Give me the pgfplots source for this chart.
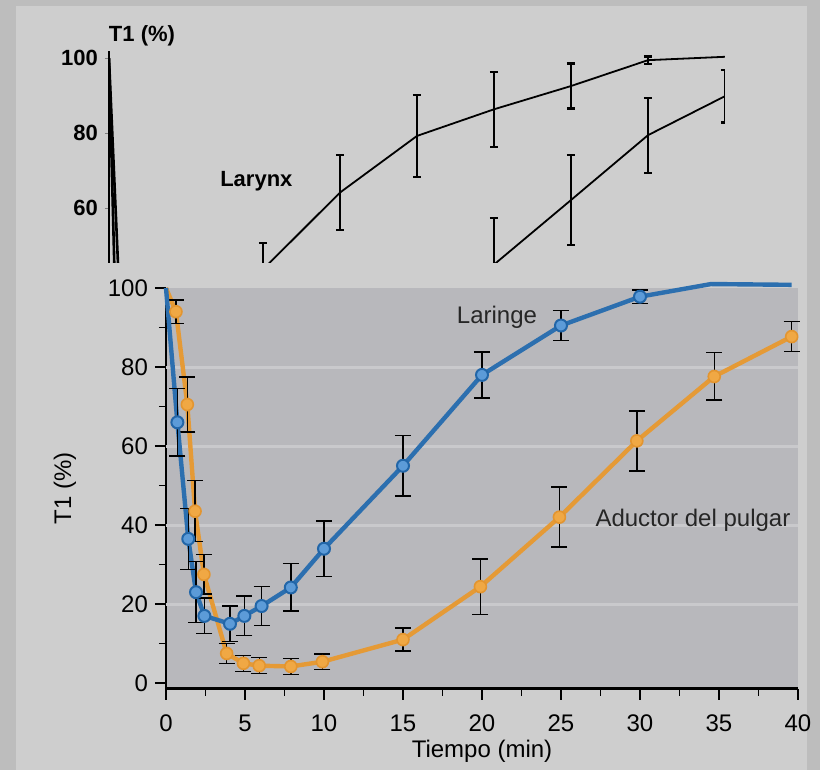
\documentclass[border=0pt]{standalone}
\usepackage{fontspec}
\setmainfont{Liberation Sans}
\usepackage{pgfplots}
\usepackage{pgfplotstable}
\pgfplotsset{compat=1.18}

\definecolor{framec}{HTML}{BDBDBD}
\definecolor{panelc}{HTML}{CECECE}
\definecolor{plotbg}{HTML}{B8B8BC}
\definecolor{gridc}{HTML}{C9C9CC}
\definecolor{bluel}{HTML}{2C6FAF}
\definecolor{bluef}{HTML}{5C9BD8}
\definecolor{blued}{HTML}{2266A8}
\definecolor{orl}{HTML}{E59A36}
\definecolor{orf}{HTML}{F0A844}
\definecolor{ord}{HTML}{E39530}

% upper (old) figure: larynx and adductor, black
\pgfplotstableread{
t v e
10 43.7 7
15 64.2 10
20 79.3 11
25 86.4 10
30 92.6 6
35 99.5 1
}\larynx
\pgfplotstableread{
t v e
25 45 12.5
30 62.2 12
35 79.5 10
40 89.9 7
}\adductor

% lower figure
\pgfplotstableread{
t v e
0.72 66 8.5
1.41 36.5 7.7
1.9 23 7.7
2.43 17 4.5
4.05 15 4.5
4.96 17 5
6.05 19.5 5
7.9 24.2 6
10 34 7
15 55 7.7
20 78 5.8
25 90.5 3.8
30 97.8 1.7
}\laringe
\pgfplotstableread{
t v e
0.63 94 3
1.35 70.5 7
1.84 43.5 7.7
2.4 27.5 5
3.84 7.5 2.5
4.9 5 2
5.9 4.4 2
7.9 4.2 2
9.9 5.4 2
15 11 2.9
19.9 24.4 7
24.9 42 7.6
29.8 61.3 7.6
34.7 77.6 6
39.6 87.7 3.8
}\aductor

\pgfplotsset{
  oldline/.style={black, line width=0.9pt},
  olderr/.style={error bars/.cd, y dir=both, y explicit,
    error bar style={black, line width=1.1pt},
    error mark options={rotate=90, black, line width=1.1pt, mark size=2pt}},
  newerr/.style={error bars/.cd, y dir=both, y explicit,
    error bar style={draw=black, line width=0.7pt},
    error mark options={rotate=90, draw=black, line width=0.7pt, mark size=4pt}},
}

\begin{document}
\begin{tikzpicture}
\fill[framec] (0,0) rectangle (410pt,385pt);
\fill[panelc] (8pt,0) rectangle (403.5pt,382pt);

\begin{axis}[
  at={(54.5pt,253.65pt)}, anchor=south west,
  scale only axis, width=308pt, height=105.95pt,
  xmin=0, xmax=40, ymin=45.5, ymax=102,
  axis x line=none, axis y line*=left,
  y axis line style={line width=0.9pt},
  ytick={60,80,100},
  tick align=outside, major tick length=2pt,
  /pgf/number format/assume math mode=true,
  yticklabel style={font=\fontsize{11}{13}\selectfont\bfseries},
  ylabel={T1 (\%)},
  every axis y label/.style={at={(axis description cs:0,1)}, anchor=center,
    xshift=16.5pt, yshift=7.4pt, font=\fontsize{11}{13}\selectfont\bfseries},
]
\addplot[oldline, olderr] table[x=t, y=v, y error=e] {\larynx};
\addplot[oldline, line width=1.3pt] coordinates {(0,100) (0.5,20)};
\addplot[oldline] coordinates {(35,99.5) (40,100.4)};
\addplot[oldline, olderr] table[x=t, y=v, y error=e] {\adductor};
\addplot[oldline, line width=1.3pt] coordinates {(0,100) (0.8,25)};
\node[font=\fontsize{11}{13}\selectfont\bfseries] at (axis cs:9.57,67.3) {Larynx};
\end{axis}

\begin{axis}[
  at={(83pt,40.5pt)}, anchor=south west,
  scale only axis, width=316pt, height=200.5pt,
  xmin=0, xmax=40, ymin=-1.5, ymax=100,
  clip=false,
  axis x line*=bottom, axis y line*=left,
  x axis line style={line width=1.5pt},
  y axis line style={line width=1pt},
  axis background/.style={fill=plotbg},
  xtick={0,5,...,40}, ytick={0,20,...,100},
  minor x tick num=1, minor y tick num=1,
  tick align=outside, major tick length=5.5pt, minor tick length=3.5pt,
  tick style={black, line width=0.9pt},
  extra y ticks={20,40,60,80}, extra y tick labels={},
  extra y tick style={grid=major, major grid style={gridc, line width=1.5pt}, major tick length=0pt},
  /pgf/number format/assume math mode=true,
  tick label style={font=\fontsize{12}{14}\selectfont},
  xticklabel style={yshift=-4pt},
  xlabel={Tiempo (min)}, ylabel={T1 (\%)},
  every axis x label/.style={at={(axis description cs:0.5,0)}, anchor=center,
    yshift=-31pt, font=\fontsize{12}{14}\selectfont},
  every axis y label/.style={at={(axis description cs:0,0.5)}, anchor=center,
    rotate=90, yshift=50.5pt, font=\fontsize{12}{14}\selectfont},
]
\addplot[draw=orl, line width=2.2pt] coordinates {(0,100) (0.63,94)};
\addplot[draw=orl, line width=2.2pt, mark=*, mark size=3pt,
  mark options={fill=orf, draw=ord, line width=0.8pt}]
  table[x=t, y=v] {\aductor};
\addplot[draw=none, forget plot, newerr] table[x=t, y=v, y error=e] {\aductor};
\addplot[draw=bluel, line width=2.2pt] coordinates {(0,100) (0.72,66)};
\addplot[draw=bluel, line width=2.2pt] coordinates {(30,97.8) (34.5,101) (39.6,100.8)};
\addplot[draw=bluel, line width=2.2pt, mark=*, mark size=3pt,
  mark options={fill=bluef, draw=blued, line width=1pt}]
  table[x=t, y=v] {\laringe};
\addplot[draw=none, forget plot, newerr] table[x=t, y=v, y error=e] {\laringe};
\node[font=\fontsize{12}{14}\selectfont, text=black!85] at (axis cs:20.95,92.7) {Laringe};
\node[font=\fontsize{12}{14}\selectfont, text=black!85] at (axis cs:33.35,41.3) {Aductor del pulgar};
\end{axis}
\end{tikzpicture}
\end{document}
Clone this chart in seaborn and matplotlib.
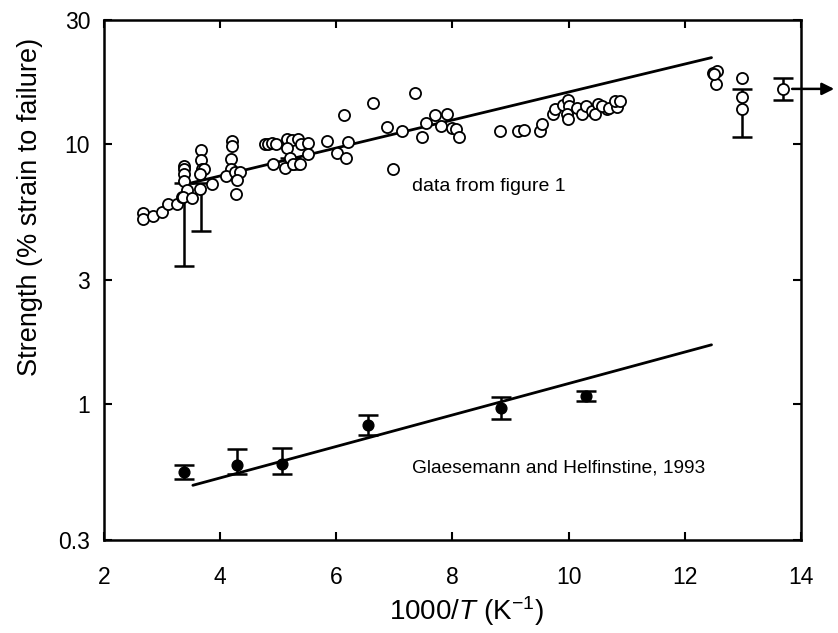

_Your goal_
List every line above containing the word "this".

_Correct answer_
Give me the pgfplots source for this chart.
Clone this chart in seaborn and matplotlib.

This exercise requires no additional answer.